HAND SIGNAL: Palm flat and raised toward dog's nose, hand thrust toward dog sharply.

"COME"

Dog should immediately come to you and sit directly in front of you, awaiting further instruction.
HAND SIGNAL: Palm flat and upward, hand lifted in an arc toward yourself.

"OFF"

NOTE: NOT TO BE CONFUSED WITH "DOWN", above!
Command is given when your dog in either up on something and you want him down, or when jumping up on someone who does not want him to do so. Dog should immediately jump down to the floor or ground on command.
HAND SIGNAL: Palm flat and sideways, hand swept in a downward arc across your body.

"HEAL"

Whether on a leash or not, dog should take up a standing position at your side, shoulder even with your calf, on either the left or right side, whichever side you indicate with the hand signal (see below.) If the dog is in front of you, he should walk around your side and come up from behind on the indicated side. Additionally, the dog should remain there until another command is given, walking when you walk, stopping when you stop, keeping pace with you at all times. If you stop for an extended period it is okay if he sits, but he must rise up again and keep pace when you start moving again.

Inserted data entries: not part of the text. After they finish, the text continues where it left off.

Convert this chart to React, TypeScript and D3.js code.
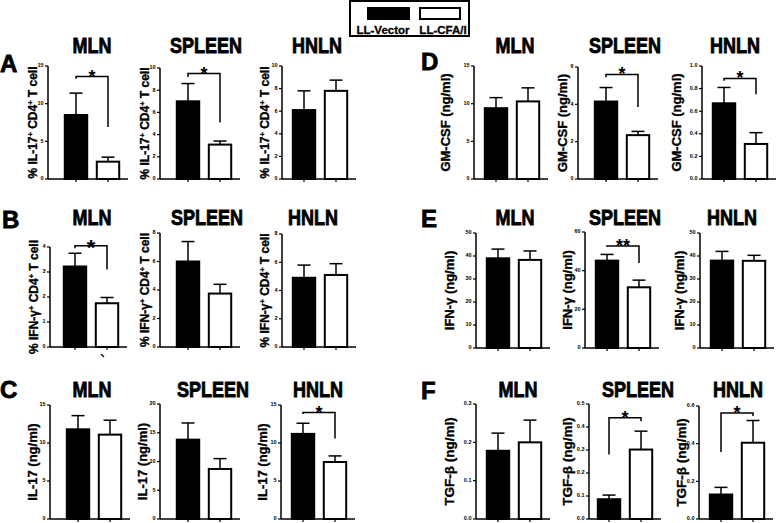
import React from 'react';
import * as d3 from 'd3';

// ---------- data ----------
const groups = ['LL-Vector', 'LL-CFA/I'];
const tissues = ['MLN', 'SPLEEN', 'HNLN'];
const panelLetters = ['A', 'B', 'C', 'D', 'E', 'F'];
const yLabels = [
  '% IL-17^+ CD4^+ T cell',
  '% IFN-γ^+ CD4^+ T cell',
  'IL-17 (ng/ml)',
  'GM-CSF (ng/ml)',
  'IFN-γ (ng/ml)',
  'TGF-β (ng/ml)',
];
const yMax = [[15, 10, 10], [4, 8, 8], [15, 20, 15], [15, 6, 1], [50, 60, 50], [0.3, 0.5, 0.6]];
const yStep = [[5, 2, 2], [1, 2, 2], [5, 5, 5], [5, 2, 0.2], [10, 20, 10], [0.1, 0.1, 0.2]];
const vectorMean = [[8.5, 7.0, 6.1], [3.22, 6.0, 4.9], [11.8, 13.8, 11.2], [9.4, 4.15, 0.67], [39, 45.2, 38], [0.178, 0.086, 0.13]];
const vectorSem = [[2.9, 1.6, 1.7], [0.53, 1.4, 0.9], [1.8, 2.9, 1.4], [1.4, 0.75, 0.14], [4, 3.2, 4], [0.046, 0.018, 0.038]];
const cfaMean = [[2.3, 3.1, 7.8], [1.75, 3.75, 5.1], [11.1, 8.7, 7.5], [10.3, 2.35, 0.31], [38.3, 31.4, 37.9], [0.2, 0.302, 0.405]];
const cfaSem = [[0.6, 0.32, 0.95], [0.23, 0.65, 0.8], [1.9, 1.8, 0.8], [1.8, 0.2, 0.1], [3.9, 3.7, 2.4], [0.058, 0.08, 0.118]];
// significance brackets: [top, left-leg end, right-leg end, label]
const sigBrackets: (null | [number, number, number, string])[][] = [
  [[13.6, 13.3, 6.9, '*'], [9.5, 9.2, 5.1, '*'], null],
  [[4.05, 3.95, 3.1, '*'], null, null],
  [null, null, [14.0, 13.8, 10.6, '*']],
  [null, [5.6, 5.45, 3.86, '*'], [0.89, 0.87, 0.75, '*']],
  [null, [52.8, 52.3, 44, '**'], null],
  [null, [0.44, 0.28, 0.425, '*'], [0.563, 0.356, 0.547, '*']],
];

// ---------- layout ----------
// [axisX, topY, bottomY, barOffset, yLabelOffset, titleX]
const layout = [
  [[48, 66, 179, 12, 15, 92], [160, 68, 179, 12, 15, 206], [282, 66, 179, 6, 17, 317]],
  [[50, 247, 347, 9, 16, 92], [160, 233, 347, 12, 15, 207], [282, 234, 347, 6, 17, 313]],
  [[50, 405, 519, 12, 17, 92], [160, 404, 519, 12, 17, 213], [281, 405, 519, 6, 18, 318]],
  [[474, 66, 179, 6, 28, 515], [578, 67, 179, 12, 15, 625], [702, 66, 179, 6, 25, 735]],
  [[476, 233, 348, 6, 26, 515], [585, 232, 348, 6, 17, 625], [700, 233, 348, 6, 20, 732]],
  [[476, 404, 519, 6, 26, 518], [589, 404, 519, 4, 21, 638], [699, 406, 519, 6, 17, 738]],
];
const titleBase = [53, 225, 397, 53, 225, 397];
const letterPos = [[0, 72], [2, 228], [0, 398], [421, 70], [421, 227], [421, 399]];
const labelSize = [12, 12, 13, 13, 13, 13.5];

const FONT = 'Liberation Sans, Arial, Helvetica, sans-serif';

function LabelText({ s }: { s: string }) {
  const parts = s.split(/(\^\+)/);
  return (
    <>
      {parts.map((p, i) =>
        p === '^+' ? (
          <tspan key={i} fontSize="0.62em" baselineShift="super">+</tspan>
        ) : (
          <tspan key={i}>{p}</tspan>
        )
      )}
    </>
  );
}

function Panel({ r, p }: { r: number; p: number }) {
  const [ax, top, bottom, off, lblOff, titleX] = layout[r][p];
  const max = yMax[r][p];
  const step = yStep[r][p];
  const y = d3.scaleLinear().domain([0, max]).range([bottom, top]);
  const x = d3
    .scaleBand<string>()
    .domain(groups)
    .range([ax + off, ax + off + 64])
    .paddingInner(0.3)
    .paddingOuter(0.15);
  const ticks = d3.range(0, max + step / 2, step);
  const fmt = step < 1 ? d3.format('.1f') : d3.format('d');
  const means = [vectorMean[r][p], cfaMean[r][p]];
  const sems = [vectorSem[r][p], cfaSem[r][p]];
  const bw = x.bandwidth();
  const cx = (g: string) => (x(g) as number) + bw / 2;
  const br = sigBrackets[r][p];
  const xEnd = ax + off + 68;
  return (
    <g>
      <text
        transform={`translate(${titleX},${titleBase[r]}) scale(1,1.2)`}
        textAnchor="middle"
        fontFamily={FONT}
        fontWeight="bold"
        fontSize={18}
        stroke="#000"
        strokeWidth={0.7}
      >
        {tissues[p]}
      </text>
      {/* y label */}
      <text
        transform={`translate(${ax - lblOff + 4},${(top + bottom) / 2}) rotate(-90)`}
        textAnchor="middle"
        fontFamily={FONT}
        fontWeight="bold"
        fontSize={labelSize[r]}
        stroke="#000"
        strokeWidth={0.35}
      >
        <LabelText s={yLabels[r]} />
      </text>
      {/* bars */}
      {groups.map((g, i) => (
        <g key={g}>
          <line x1={cx(g)} x2={cx(g)} y1={y(means[i])} y2={y(means[i] + sems[i])} stroke="#000" strokeWidth={1.5} />
          <line x1={cx(g) - 6.5} x2={cx(g) + 6.5} y1={y(means[i] + sems[i])} y2={y(means[i] + sems[i])} stroke="#000" strokeWidth={1.5} />
          <rect
            x={x(g)}
            y={y(means[i])}
            width={bw}
            height={bottom - y(means[i])}
            fill={i === 0 ? '#000' : '#fff'}
            stroke="#000"
            strokeWidth={2}
          />
        </g>
      ))}
      {/* y axis */}
      <line x1={ax} x2={ax} y1={top} y2={bottom} stroke="#000" strokeWidth={1.5} />
      {ticks.map((t) => (
        <g key={t}>
          <line x1={ax - 3} x2={ax} y1={y(t)} y2={y(t)} stroke="#000" strokeWidth={1.2} />
          <text
            x={ax - 4.5}
            y={y(t)}
            textAnchor="end"
            dominantBaseline="middle"
            fontFamily={FONT}
            fontWeight="bold"
            fontSize={5.5}
          >
            {fmt(t)}
          </text>
        </g>
      ))}
      {/* x axis */}
      <line x1={ax} x2={xEnd} y1={bottom} y2={bottom} stroke="#000" strokeWidth={1.5} />
      {groups.map((g) => (
        <line key={g} x1={cx(g)} x2={cx(g)} y1={bottom} y2={bottom + 3} stroke="#000" strokeWidth={1.2} />
      ))}
      {br && (
        <g>
          <path
            d={`M${cx(groups[0])},${y(br[1])}V${y(br[0])}H${cx(groups[1])}V${y(br[2])}`}
            fill="none"
            stroke="#000"
            strokeWidth={1.5}
          />
          <text
            x={(cx(groups[0]) + cx(groups[1])) / 2}
            y={y(br[0]) + (r === 1 ? 13 : 10)}
            dy={-4}
            textAnchor="middle"
            fontFamily={FONT}
            fontWeight="bold"
            fontSize={r === 1 ? 22 : 18}
          >
            {br[3]}
          </text>
        </g>
      )}
    </g>
  );
}

export default function App() {
  return (
    <div style={{ position: 'absolute', left: 0, top: 0 }}>
      <svg width={778} height={523} style={{ display: 'block', background: '#fff' }}>
        {/* legend */}
        <rect x={350} y={1} width={119} height={35} fill="#fff" stroke="#000" strokeWidth={2} />
        <rect x={367} y={7} width={43} height={13} fill="#000" />
        <rect x={420} y={8} width={40} height={11} fill="#fff" stroke="#000" strokeWidth={2} />
        <text x={383} y={34} textAnchor="middle" fontFamily={FONT} fontWeight="bold" fontSize={11.5} stroke="#000" strokeWidth={0.3}>
          {groups[0]}
        </text>
        <text x={443} y={34} textAnchor="middle" fontFamily={FONT} fontWeight="bold" fontSize={11.5} stroke="#000" strokeWidth={0.3}>
          {groups[1]}
        </text>
        {panelLetters.map((L, i) => (
          <text key={L} x={letterPos[i][0]} y={letterPos[i][1]} fontFamily={FONT} fontWeight="bold" fontSize={24} stroke="#000" strokeWidth={0.8}>
            {L}
          </text>
        ))}
        {layout.map((row, r) => row.map((_, p) => <Panel key={`${r}-${p}`} r={r} p={p} />))}
        {/* small stray mark under B MLN */}
        <line x1={101} x2={104} y1={354} y2={357} stroke="#000" strokeWidth={1.2} />
      </svg>
    </div>
  );
}
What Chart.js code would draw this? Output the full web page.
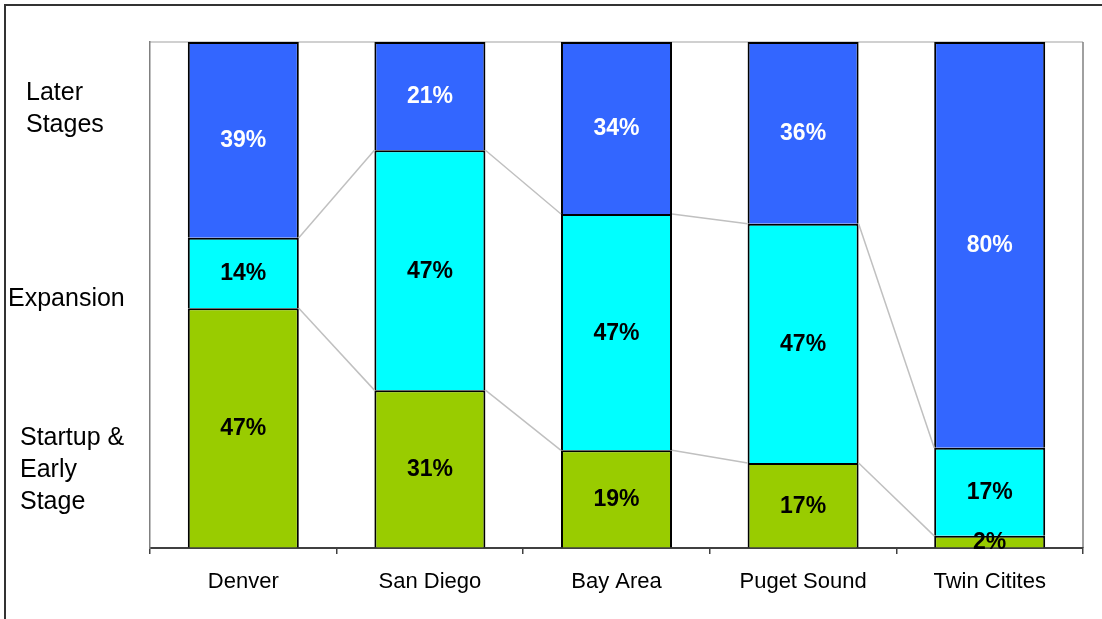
<!DOCTYPE html>
<html>
<head>
<meta charset="utf-8">
<script src="https://cdn.jsdelivr.net/npm/chart.js@4/dist/chart.umd.min.js"></script>
<style>
  body { margin: 0; background: #fff; }
  canvas { display: block; }
</style>
</head>
<body>
<canvas id="chart" width="1102" height="619"></canvas>
<script>
// data (share of each bar, %)
const regions = ['Denver', 'San Diego', 'Bay Area', 'Puget Sound', 'Twin Citites'];
const startup = [47.4, 31.2, 19.3, 16.8, 2.4];
const expansion = [13.9, 47.4, 46.7, 47.3, 17.4];
const later = [38.7, 21.4, 34.0, 35.9, 80.2];
const seriesNames = ['Startup & Early Stage', 'Expansion', 'Later Stages'];

// left side labels
const sideLabels = [
  { lines: ['Later', 'Stages'], x: 26, y: 93 },
  { lines: ['Expansion'], x: 8, y: 299 },
  { lines: ['Startup &', 'Early', 'Stage'], x: 20, y: 438 }
];

const frame = {
  id: 'frame',
  beforeDraw(chart) {
    const ctx = chart.ctx;
    ctx.save();
    ctx.strokeStyle = '#333';
    ctx.lineWidth = 2;
    ctx.beginPath();
    ctx.moveTo(5, 700); ctx.lineTo(5, 5); ctx.lineTo(1200, 5);
    ctx.stroke();
    const a = chart.chartArea;
    ctx.lineWidth = 1.5;
    ctx.strokeStyle = '#c0c0c0';
    ctx.beginPath(); ctx.moveTo(a.left, a.top); ctx.lineTo(a.right, a.top); ctx.stroke();
    ctx.strokeStyle = '#808080';
    ctx.beginPath(); ctx.moveTo(a.right, a.top); ctx.lineTo(a.right, a.bottom); ctx.stroke();
    ctx.restore();
  },
  afterDraw(chart) {
    const ctx = chart.ctx;
    ctx.save();
    ctx.fillStyle = '#000';
    ctx.font = '25px "Liberation Sans", Arial, sans-serif';
    ctx.textBaseline = 'middle';
    sideLabels.forEach(l => {
      l.lines.forEach((t, i) => ctx.fillText(t, l.x, l.y + i * 32));
    });
    ctx.restore();
  }
};

const seriesLines = {
  id: 'seriesLines',
  afterDatasetsDraw(chart) {
    const ctx = chart.ctx;
    ctx.save();
    ctx.strokeStyle = '#c0c0c0';
    ctx.lineWidth = 1.5;
    [0, 1].forEach(d => {
      const els = chart.getDatasetMeta(d).data;
      for (let i = 0; i < els.length - 1; i++) {
        const a = els[i], b = els[i + 1];
        ctx.beginPath();
        ctx.moveTo(a.x + a.width / 2, a.y);
        ctx.lineTo(b.x - b.width / 2, b.y);
        ctx.stroke();
      }
    });
    ctx.restore();
  }
};

const valueLabels = {
  id: 'valueLabels',
  afterDraw(chart) {
    const ctx = chart.ctx;
    ctx.save();
    ctx.font = 'bold 23px "Liberation Sans", Arial, sans-serif';
    ctx.textAlign = 'center';
    ctx.textBaseline = 'middle';
    chart.data.datasets.forEach((ds, d) => {
      ctx.fillStyle = d === 2 ? '#fff' : '#000';
      chart.getDatasetMeta(d).data.forEach((el, i) => {
        ctx.fillText(Math.round(ds.data[i]) + '%', el.x, (el.y + el.base) / 2 + 1);
      });
    });
    ctx.restore();
  }
};

new Chart(document.getElementById('chart'), {
  type: 'bar',
  data: {
    labels: regions,
    datasets: [
      { label: seriesNames[0], data: startup, backgroundColor: '#99cc00' },
      { label: seriesNames[1], data: expansion, backgroundColor: '#00ffff' },
      { label: seriesNames[2], data: later, backgroundColor: '#3366ff' }
    ]
  },
  options: {
    responsive: false,
    animation: false,
    layout: { padding: { left: 150, top: 42, right: 19, bottom: 0 } },
    datasets: {
      bar: {
        borderColor: '#000',
        borderWidth: 2,
        barPercentage: 0.595,
        categoryPercentage: 1
      }
    },
    plugins: {
      legend: { display: false },
      tooltip: { enabled: false },
      title: { display: false }
    },
    scales: {
      x: {
        stacked: true,
        grid: {
          offset: true,
          drawOnChartArea: false,
          drawTicks: true,
          tickLength: 6,
          color: '#404040',
          lineWidth: 1.5
        },
        border: { color: '#404040', width: 2 },
        ticks: {
          color: '#000',
          padding: 15,
          font: { family: '"Liberation Sans", Arial, sans-serif', size: 22 }
        },
        afterFit(s) { s.height = 619 - 548; }
      },
      y: {
        stacked: true,
        min: 0,
        max: 100,
        grid: { drawOnChartArea: false, drawTicks: false },
        border: { color: '#808080', width: 1.5 },
        ticks: { display: false },
        afterFit(s) { s.width = 0; }
      }
    }
  },
  plugins: [frame, seriesLines, valueLabels]
});
</script>
</body>
</html>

This command is easiest to teach on a leash first, then try it without one.
HAND SIGNAL: Thumb pointing to right or to left, whichever side you want the dog to stand on.

"RELEASE"

This releases your dog from any current command and tells him he can go play or eat or whatever, he is basically free to go do whatever he wants now.
HAND SIGNAL: Hand in a flicking motion away from you.

OTHER COMMANDS

Other commands you can teach your dog he will learn readily enough, such as "Go lay down," or "Go outside." I have taught my dog to "WAIT" when I lay down a treat and not take it until I nod and say, "Take it!" When I want her to get into the truck I say, "LOAD UP!" These are all obedience commands to be sure, but not as important as the ones above. You and your dog will teach each other a lot of others, I'm sure.